WAIMEA — The Office of Hawaiian Affairs (OHA) will once again provide grant support to Waimea Middle School (WMS), totaling $57,000 for the 2018-19 school year — about $500 per Native Hawaiian student registered at Waimea’s public conversion charter school.
“(It’s) a most needed contribution to help our school-community achieve both our own school vision and mission, and to complement the strategic vision of OHA,” WMS’ recently appointed Principal Janice English said.
OHA’s strategic vision includes strengthening Hawaiian communities’ health, economic self-sufficiency, cultural rootedness and self-governance. OHA gives each of the Hawaiian focused public charter schools it supports control over what to do and how best to deliver programs for students, families and community, based on both the needs of the school-community and unique cultural heritage of the place.
“Here, in upcountry Waimea, we focus lessons and experiences on our generational connection to the land through farming and ranching, and the importance of our water resources. In fact, our entire science program last year revolved around studying wai — water,” English said.

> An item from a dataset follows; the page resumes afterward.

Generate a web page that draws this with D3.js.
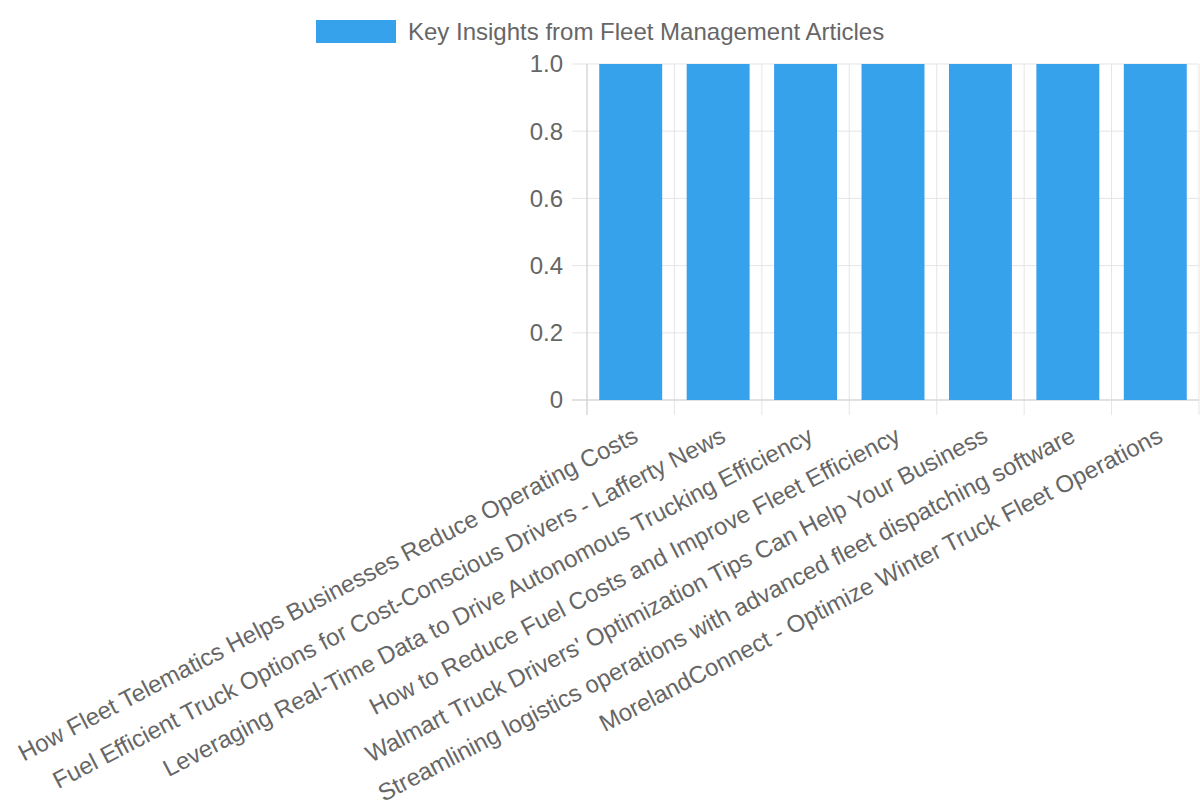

We are also very connected to Hawaii’s navigational history, so students learn about the Malama Honua worldwide voyage of the Hokulea and our own Na Kalai Waa voyaging ohana’s journey, having built and now sailing our own Makalii waa.”
She continued, “Just over half of our students are of Native Hawaiian ancestry but we also have and honor many other cultures from all around the Pacific and world. Hawaii is our home and host culture, so we make a special effort to teach students and families about Hawaiian values, protocols and practices with an active year-round Ike Hawaii program integrated into core curriculum.
Students and their families are encouraged to participate in cultural activities sponsored both by both the school and the larger community.
”We try to nurture a stronger, relevant ‘sense of place’ and respect for the aina,” English said. “This leads to wide-ranging lessons and activities in stewardship, sustainability and self-reliance and includes learning chants, place names and our own family stories — our genealogy.”
Complementing OHA’s vision and mission, WMS students and families can participate in Mala’ai school garden activities integrated with core curriculum to learn about food cultivation and healthier choices, as well as environmental stewardship. The school also participates regularly in IKAIR community services projects.
“We sincerely thank OHA for their funding support. We have very high expectations for our teachers and staff, and this funding helps provide needed tools and resources to give our students a better understanding of their own place and strengths,” English said. “It also encourages us to intentionally involve the entire community in our student’s lives and community well-being.”